Amid recent rail disasters, critics warn the move will cost jobs, threaten safety, reduce competition and raise prices.

A Canadian Pacific railway locomotive and cars seen near Lake Louise in Banff National Park, Alberta, Canada on November 26, 2021.

U.S. federal regulators on Wednesday approved the first major railroad merger in more than two decades, a move that follows the East Palestine rail disaster and that critics warned would reduce competition, raise prices, cost jobs, and threaten safety.

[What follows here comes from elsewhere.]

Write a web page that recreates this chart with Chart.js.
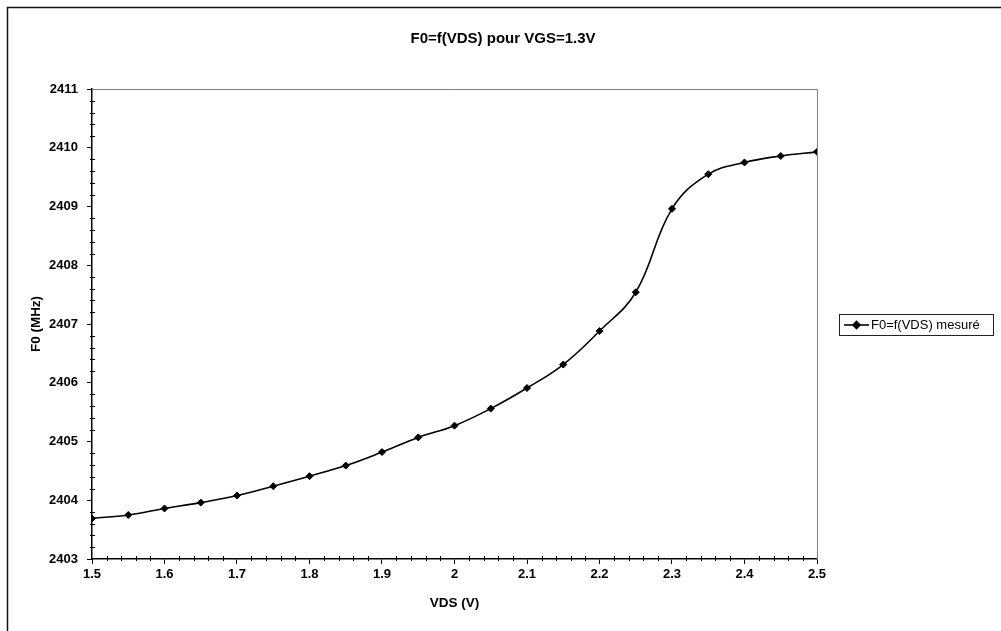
<!DOCTYPE html>
<html>
<head>
<meta charset="utf-8">
<title>F0=f(VDS) pour VGS=1.3V</title>
<script src="https://cdn.jsdelivr.net/npm/chart.js@4/dist/chart.umd.min.js"></script>
<style>
  html, body { margin: 0; padding: 0; background: #fff; }
  #wrap { width: 1001px; height: 631px; position: relative; }
</style>
</head>
<body>
<div id="wrap"><canvas id="chart"></canvas></div>
<script>
// measured points, VDS in volts, F0 in MHz
const vds = [1.5, 1.55, 1.6, 1.65, 1.7, 1.75, 1.8, 1.85, 1.9, 1.95, 2.0,
             2.05, 2.1, 2.15, 2.2, 2.25, 2.3, 2.35, 2.4, 2.45, 2.5];
const f0 = [2403.69, 2403.75, 2403.86, 2403.96, 2404.08, 2404.24, 2404.41, 2404.59, 2404.82, 2405.07, 2405.27,
            2405.56, 2405.91, 2406.31, 2406.88, 2407.54, 2408.96, 2409.55, 2409.75, 2409.86, 2409.93];

const xTicks = [1.5, 1.6, 1.7, 1.8, 1.9, 2, 2.1, 2.2, 2.3, 2.4, 2.5];
const yTicks = [2403, 2404, 2405, 2406, 2407, 2408, 2409, 2410, 2411];

const titleText = 'F0=f(VDS) pour VGS=1.3V';
const seriesName = 'F0=f(VDS) mesuré';

const FONT = '"Liberation Sans", Arial, sans-serif';

// Excel-style frame, title, plot border, minor ticks and boxed legend
const decor = {
  id: 'decor',
  beforeDraw(chart) {
    const ctx = chart.ctx;
    ctx.save();
    ctx.fillStyle = '#fff';
    ctx.fillRect(0, 0, chart.width, chart.height);
    ctx.strokeStyle = '#111';
    ctx.lineWidth = 1.5;
    ctx.strokeRect(7.5, 7.5, 1010, 640);
    ctx.restore();
  },
  afterDraw(chart) {
    const ctx = chart.ctx;
    const a = chart.chartArea;
    const xs = chart.scales.x, ys = chart.scales.y;
    ctx.save();

    ctx.fillStyle = '#000';
    ctx.font = 'bold 15px ' + FONT;
    ctx.textAlign = 'center';
    ctx.textBaseline = 'middle';
    ctx.fillText(titleText, 503, 39);

    // top and right edges of the plot area
    ctx.strokeStyle = '#808080';
    ctx.lineWidth = 1;
    ctx.beginPath();
    ctx.moveTo(a.left, a.top + 0.5);
    ctx.lineTo(a.right + 0.5, a.top + 0.5);
    ctx.lineTo(a.right + 0.5, a.bottom);
    ctx.stroke();

    // minor ticks crossing the axes
    ctx.strokeStyle = '#000';
    ctx.beginPath();
    for (let i = 0; i < yTicks.length - 1; i++) {
      for (let k = 1; k < 5; k++) {
        const y = Math.round(ys.getPixelForValue(yTicks[i] + k * 0.2)) + 0.5;
        ctx.moveTo(a.left - 2, y);
        ctx.lineTo(a.left + 3, y);
      }
    }
    for (let i = 0; i < xTicks.length - 1; i++) {
      for (let k = 1; k < 5; k++) {
        const x = Math.round(xs.getPixelForValue(xTicks[i] + k * 0.02)) + 0.5;
        ctx.moveTo(x, a.bottom - 3);
        ctx.lineTo(x, a.bottom + 2);
      }
    }
    ctx.stroke();

    // legend box
    const ds = chart.data.datasets[0];
    const lx = 839, ly = 314, lw = 154, lh = 21;
    ctx.strokeStyle = '#222';
    ctx.lineWidth = 1;
    ctx.strokeRect(lx + 0.5, ly + 0.5, lw, lh);
    const cy = ly + lh / 2 + 0.5;
    ctx.strokeStyle = ds.borderColor;
    ctx.lineWidth = ds.borderWidth;
    ctx.beginPath();
    ctx.moveTo(lx + 5, cy);
    ctx.lineTo(lx + 30, cy);
    ctx.stroke();
    Chart.helpers.drawPoint(ctx, {
      pointStyle: ds.pointStyle, radius: ds.pointRadius, borderWidth: 1
    }, lx + 17.5, cy);
    ctx.fillStyle = '#000';
    ctx.font = '13px ' + FONT;
    ctx.textAlign = 'left';
    ctx.textBaseline = 'middle';
    ctx.fillText(seriesName, lx + 32, cy);

    ctx.restore();
  }
};

new Chart(document.getElementById('chart'), {
  type: 'line',
  data: {
    datasets: [{
      label: seriesName,
      data: vds.map((v, i) => ({ x: v, y: f0[i] })),
      borderColor: '#000',
      backgroundColor: '#000',
      borderWidth: 1.6,
      tension: 0.4,
      pointStyle: 'rectRot',
      pointRadius: 3.5,
      pointBackgroundColor: '#000',
      pointBorderColor: '#000',
      pointBorderWidth: 1,
      fill: false
    }]
  },
  options: {
    responsive: true,
    maintainAspectRatio: false,
    animation: false,
    events: [],
    layout: { padding: { left: 24, right: 184, top: 89, bottom: 16 } },
    plugins: {
      legend: { display: false },
      title: { display: false },
      tooltip: { enabled: false }
    },
    scales: {
      x: {
        type: 'linear',
        min: 1.5,
        max: 2.5,
        afterBuildTicks: s => { s.ticks = xTicks.map(v => ({ value: v })); },
        afterFit: s => { s.height = 56; },
        grid: { drawOnChartArea: false, drawTicks: true, tickLength: 5, color: '#000' },
        border: { display: true, color: '#000', width: 1.5 },
        ticks: {
          color: '#000',
          padding: 3,
          maxRotation: 0,
          font: { family: FONT, size: 13, weight: 'bold' },
          callback: v => String(v)
        },
        title: {
          display: true,
          text: 'VDS (V)',
          color: '#000',
          font: { family: FONT, size: 13.5, weight: 'bold' }
        }
      },
      y: {
        min: 2403,
        max: 2411,
        afterBuildTicks: s => { s.ticks = yTicks.map(v => ({ value: v })); },
        afterFit: s => { s.width = 68; },
        grid: { drawOnChartArea: false, drawTicks: true, tickLength: 5, color: '#000' },
        border: { display: true, color: '#000', width: 1.5 },
        ticks: {
          color: '#000',
          padding: 9,
          font: { family: FONT, size: 13, weight: 'bold' },
          callback: v => String(v)
        },
        title: {
          display: true,
          text: 'F0 (MHz)',
          color: '#000',
          font: { family: FONT, size: 13.5, weight: 'bold' }
        }
      }
    }
  },
  plugins: [decor]
});
</script>
</body>
</html>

The Surface Transportation Board (STB) approved Canadian Pacific Railway Limited’s proposed $31 billion acquisition of Kansas City Southern Railway Company, a merger that will create a single railroad linking Canada, the United States, and Mexico. The agency said the merger will take roughly 64,000 truckloads off the road and add more than 800 union jobs.

“The decision includes an unprecedented seven-year oversight period and contains many conditions designed to mitigate environmental impacts, preserve competition, protect railroad workers, and promote efficient passenger rail,” STB said, adding that it “also anticipates the merger will result in improvements in safety and the reduction of carbon emissions.”

However, opponents of the deal pointed to the East Palestine, Ohio disaster and other recent railroad accidents, which they said underscored the need for a more cautious approach to consolidation.

“The merger brings the total number of Class 1 railroads to six, down from over 100 just a few decades ago,” the progressive news site More Perfect Union noted on Twitter. “Corporate consolidation in the railroad industry compromises safety and risks lives by prioritizing profits and cutting corners to reduce costs.”

“Despite concerns from small towns and suburban Chicago cities, the STB ruled, based on data provided by industry, that the only community and environmental impacts of the merger would be an increase in noise,” More Perfect Union continued.

“The Biden administration has taken a strong antitrust stance by blocking the $3.8 billion JetBlue-Spirit merger and urging the STB to do the same for Canadian Pacific-Kansas City Southern (CP-KCS), citing the need to promote competition in the railroad industry,” the outlet said.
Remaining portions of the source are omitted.